La moglie del presunto complice nel delitto Lanzino si dà ‘latitante’

COSENZA – E’ sparita, non presentandosi in Tribunale.

Anna Amendola, vedova di Lugi Carbone, l’allevatore scomparso per lupara bianca dopo lo stupro e l’uccisione di Roberta Lanzino a Falconare, ha deciso di non apparire davanti ai giudici per deporre. La testimonianza dell’Amendola per cui la Corte ha ordinato l’accompagnamento coattivo della donna in aula il 26 giugno potrebbe essere nevralgica nel ricomporre il puzzle dell’eccidio della giovane studentessa rendese. Fu proprio lei a vedere per ultimo Carbone in vita accompagnandolo a prendere delle armi. Alla sbarra i presunti autori della scomparsa dell’allevatore: il 45enne Remo Sansone, il fratello 48enne Franco Sansone e l’ormai 74enne Alfredo Sansone. Franco Pino dopo aver più volte dichiarato di conoscere la verità sulla morte della giovane nel Marzo 2012 affermò davanti al pm di aver saputo i nomi degli assassini nella primavera del 1995. A confessarglielo fu Romeo Calvano un caro amico di Pino ex boss di San Lucido con il quale era rinchiuso nel carcere di Siano. “Calvano mi disse che a uccidere Roberta Lanzino erano stati Franco Sansone e Luigi Carbone” affermò Franco Pino e raccontando che i due la seguirono con la Fiat 131 per poi stuprarla tra i cespugli prima di ucciderla continuò dicendo: “mi disse che forse si era fermata per chiedere un’informazione”. Una testimonianza che chiarisce le motivazioni che hanno spinto a ‘risolvere’ il problema Carbone: sapeva troppo.

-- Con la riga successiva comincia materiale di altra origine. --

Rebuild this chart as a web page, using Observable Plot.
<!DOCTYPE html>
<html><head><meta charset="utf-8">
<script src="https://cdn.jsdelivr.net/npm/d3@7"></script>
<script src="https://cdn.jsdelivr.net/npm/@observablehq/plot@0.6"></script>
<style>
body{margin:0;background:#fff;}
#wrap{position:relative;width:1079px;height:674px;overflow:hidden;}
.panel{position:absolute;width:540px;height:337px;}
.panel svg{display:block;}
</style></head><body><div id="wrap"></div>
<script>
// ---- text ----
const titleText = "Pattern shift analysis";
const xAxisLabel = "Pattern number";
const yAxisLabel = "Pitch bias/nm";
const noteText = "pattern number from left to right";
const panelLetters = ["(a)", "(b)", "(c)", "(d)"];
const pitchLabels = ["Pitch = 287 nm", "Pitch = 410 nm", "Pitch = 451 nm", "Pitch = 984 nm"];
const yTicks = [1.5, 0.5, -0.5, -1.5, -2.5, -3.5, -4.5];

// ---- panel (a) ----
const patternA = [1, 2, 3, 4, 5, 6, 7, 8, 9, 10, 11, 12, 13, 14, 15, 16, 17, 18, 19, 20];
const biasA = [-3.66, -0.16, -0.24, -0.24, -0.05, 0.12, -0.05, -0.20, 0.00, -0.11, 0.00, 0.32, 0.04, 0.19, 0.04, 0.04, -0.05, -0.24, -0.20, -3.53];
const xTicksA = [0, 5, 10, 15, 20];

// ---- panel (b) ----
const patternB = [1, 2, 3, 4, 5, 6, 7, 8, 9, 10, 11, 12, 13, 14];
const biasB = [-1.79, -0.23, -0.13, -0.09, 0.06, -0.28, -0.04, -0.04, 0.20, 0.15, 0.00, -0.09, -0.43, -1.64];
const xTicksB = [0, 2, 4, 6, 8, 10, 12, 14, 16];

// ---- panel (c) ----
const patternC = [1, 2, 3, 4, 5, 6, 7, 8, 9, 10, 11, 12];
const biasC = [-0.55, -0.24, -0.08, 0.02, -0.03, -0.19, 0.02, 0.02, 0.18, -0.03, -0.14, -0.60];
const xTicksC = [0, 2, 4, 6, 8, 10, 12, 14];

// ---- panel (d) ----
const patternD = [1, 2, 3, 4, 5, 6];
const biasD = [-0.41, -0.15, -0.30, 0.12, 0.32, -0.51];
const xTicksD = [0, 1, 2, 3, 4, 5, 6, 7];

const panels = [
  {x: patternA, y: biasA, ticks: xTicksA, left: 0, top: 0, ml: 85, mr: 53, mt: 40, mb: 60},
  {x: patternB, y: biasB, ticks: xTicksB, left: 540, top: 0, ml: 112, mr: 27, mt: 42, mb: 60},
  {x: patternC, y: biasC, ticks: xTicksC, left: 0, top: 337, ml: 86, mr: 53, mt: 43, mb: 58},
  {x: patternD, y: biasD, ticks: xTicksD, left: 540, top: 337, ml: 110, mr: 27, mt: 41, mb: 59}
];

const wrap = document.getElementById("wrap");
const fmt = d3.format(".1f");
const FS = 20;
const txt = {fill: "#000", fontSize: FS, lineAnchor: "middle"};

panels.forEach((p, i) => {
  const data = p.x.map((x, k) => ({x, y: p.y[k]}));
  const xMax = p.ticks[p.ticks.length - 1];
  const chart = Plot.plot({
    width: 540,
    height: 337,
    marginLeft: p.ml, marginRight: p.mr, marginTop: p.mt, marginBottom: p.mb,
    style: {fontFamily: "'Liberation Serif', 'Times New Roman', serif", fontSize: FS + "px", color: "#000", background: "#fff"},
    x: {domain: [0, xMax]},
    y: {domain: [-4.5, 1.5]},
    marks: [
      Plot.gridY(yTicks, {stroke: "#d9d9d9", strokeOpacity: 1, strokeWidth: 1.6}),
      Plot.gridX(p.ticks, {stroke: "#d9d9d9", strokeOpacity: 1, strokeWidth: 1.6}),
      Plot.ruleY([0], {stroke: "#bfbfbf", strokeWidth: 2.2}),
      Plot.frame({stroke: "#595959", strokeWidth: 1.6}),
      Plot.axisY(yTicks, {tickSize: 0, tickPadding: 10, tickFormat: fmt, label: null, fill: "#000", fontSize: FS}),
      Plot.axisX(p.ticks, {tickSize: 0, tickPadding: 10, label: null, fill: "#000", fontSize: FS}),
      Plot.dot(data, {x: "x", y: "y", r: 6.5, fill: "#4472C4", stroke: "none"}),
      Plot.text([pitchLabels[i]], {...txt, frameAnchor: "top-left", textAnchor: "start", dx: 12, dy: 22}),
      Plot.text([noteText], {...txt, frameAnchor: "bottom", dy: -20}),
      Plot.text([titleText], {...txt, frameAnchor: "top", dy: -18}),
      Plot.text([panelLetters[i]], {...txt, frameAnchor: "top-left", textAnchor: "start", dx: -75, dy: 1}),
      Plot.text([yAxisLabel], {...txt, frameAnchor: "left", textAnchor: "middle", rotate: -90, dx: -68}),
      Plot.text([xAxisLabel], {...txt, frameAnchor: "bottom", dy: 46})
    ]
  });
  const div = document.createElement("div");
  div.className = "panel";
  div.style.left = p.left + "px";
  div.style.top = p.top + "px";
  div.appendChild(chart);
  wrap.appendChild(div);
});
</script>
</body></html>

L’ex boss cosentino apprese sempre dallo stesso Calvano del destino che era toccato ad uno dei suoi pupilli, Luigi Carbone: “Sono stati quelli della montagna, mi disse. Alfredo Sansone e i suoi figli Franco e Remo”. L’ex boss della malavita bruzia spiegò inoltre che proprio perché il Carbone si era macchiato dell’atroce delitto della Lanzino la sua non fu vendicata nonostante fosse un sodale dei Cavano. La vedova Carbone potrebbe confermare le teorie esposte da Pino o smentirle. Dati fondamentali con i quali si potrebbe fare luce sul famigerato 26 Luglio 1988 e su tutti i delitti susseguitisi in quel periodo tra le montagne che portano alla città di San Francesco.